Støre, who was traveling in Northern Norway on Tuesday, said he thinks “we must take it as a starting point that Trump has said he wants to work for the war to stop.” He added that when a war is going on “it’s not possible to be very optimistic. Therefore we must work towards ending the war in a manner that Ukraine can live with and that doesn’t affect European security.”
That’s why Støre and others in Europe have been careful with their criticism of Trump, since they all want America to remain an ally. The problem is whether America can still be a trusted ally under Trump given his way of doing business and his pride in his form of deal-making.
Norwegian Foreign Minister Espen Barth Eide, meanwhile, has been more outspoken.
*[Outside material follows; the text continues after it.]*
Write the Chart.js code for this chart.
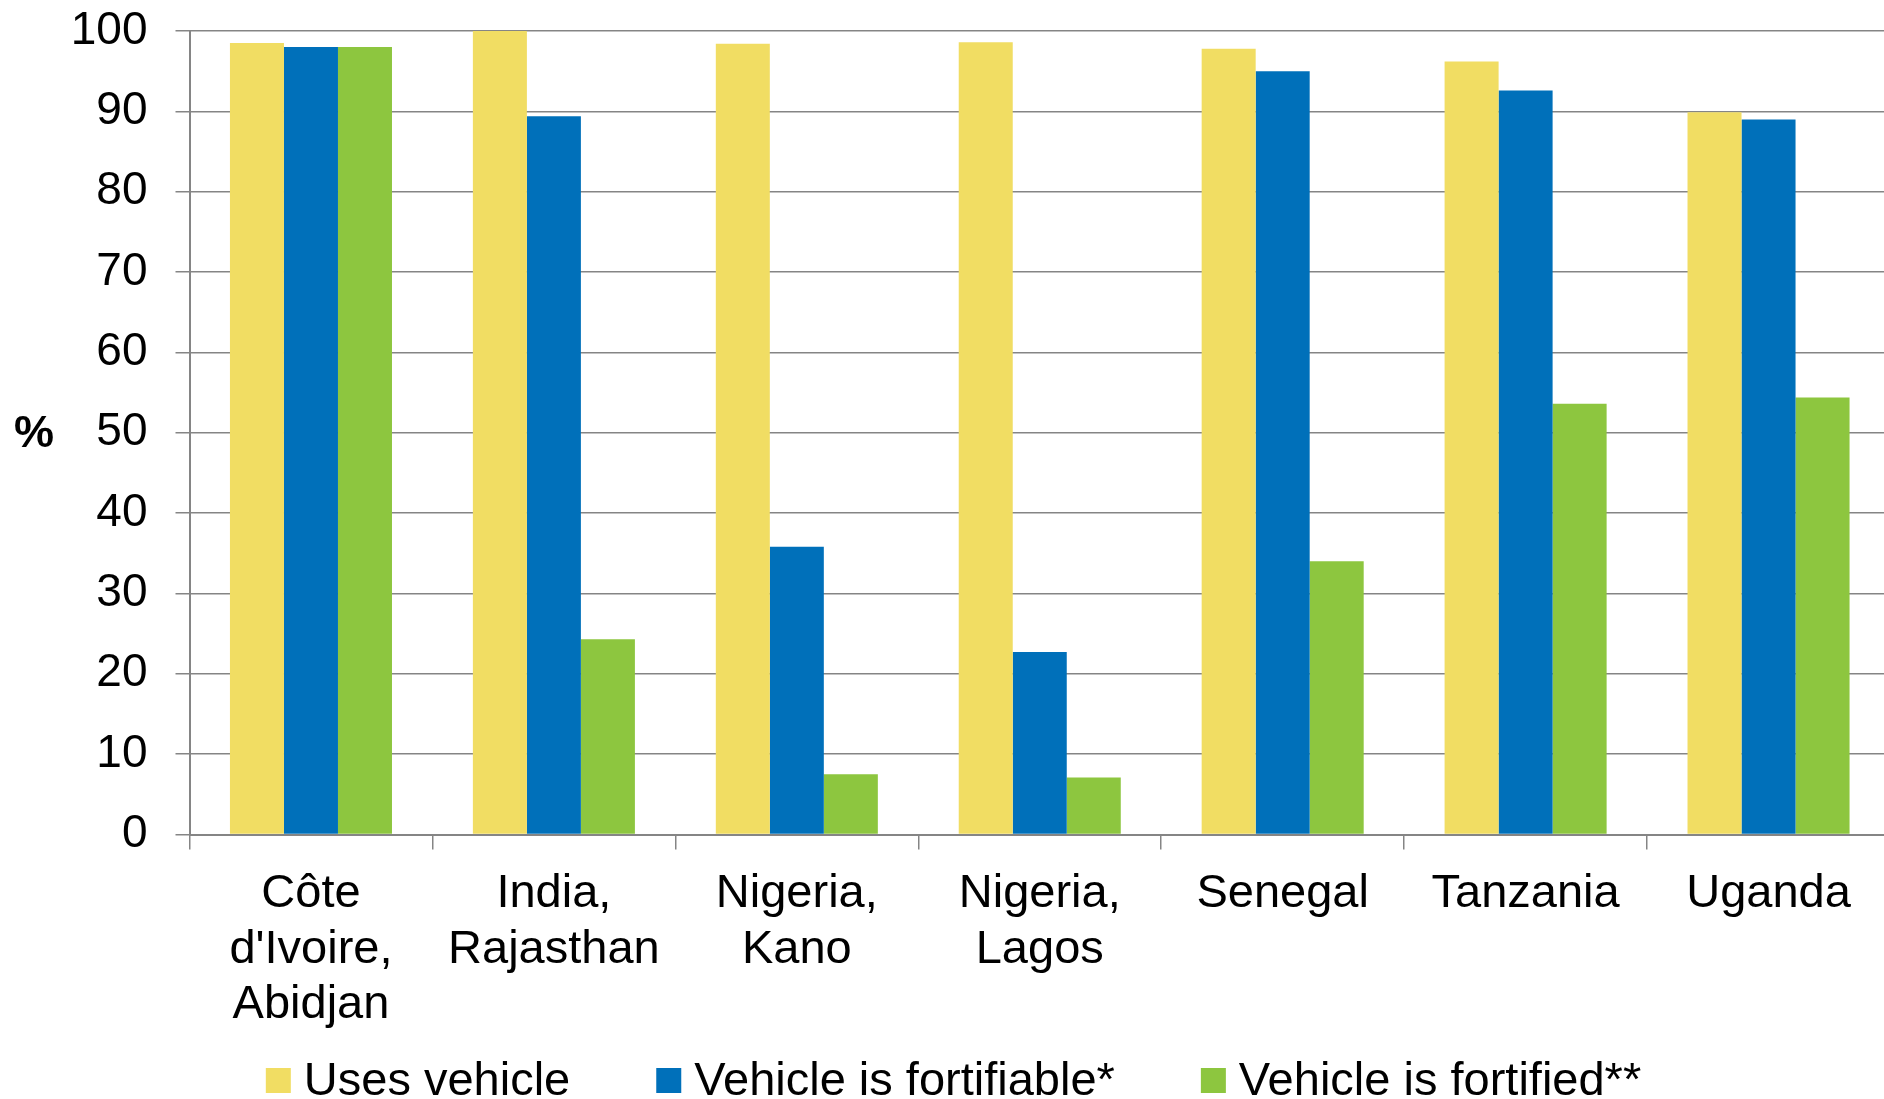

He has said, for example that Trump’s policies can be “good for China” after the US made clear that it would “only take part in international cooperation that will serve its own interests directly.” Eide noted how China, which he described as “the only other super-power in our time,” is keen on showing “that it wants to strengthen multilateral institutions. There’s no doubt they’re trying to fill the room that the US is vacating.”
Eide’s comments came during an interview with Norwegian newspaper Klassekampen while he was representing Norway at the recent G20 meeting in South Africa in February. Russian Foreign Minister Sergej Lavrov was also there, “and in much better humour than when I last saw him,” Eide said at the time. There’s all reason to believe Lavrov is even happier now, after Trump’s session with Zelensky last week and his subsequent threat to halt aid to Ukraine.

Eide’s American counterpart, the new US Secretary of State Marco Rubio (whom Trump also once bullied and disparaged), didn’t attend the G20 gathering that represents around 85 percent of the world’s gross national product. “I think he should have been here,” Eide told Klassekampen, adding that “he may have benefited” from meeting many of his international colleagues.
“It’s too early to conclude whether the world has been turned upside down, but fundamental questions are rising around our anchors,” Eide said. “We have grown up in a time when the West has held together despite disagreements over, for example, Iraq. Now that’s not so sure. Now we’re really on a roller-coaster the likes of which I’ve never before.”
Eide told state broadcaster NRK this past weekend that he was also stunned by Trump’s verbal assault on Zelensky, claiming that “Ukraine’s fight isn’t just a fight for Ukraine but also for what Europe will look like afterwards.” He thinks Europe is now in its “most serious security situation in my time” and that there’s “broad agreement among Norwegian politicians on these issues and on our reaction to Trump. There’s also broad agreement on the importance of the trans-Atlantic cooperation.” The challenge is getting that to mesh.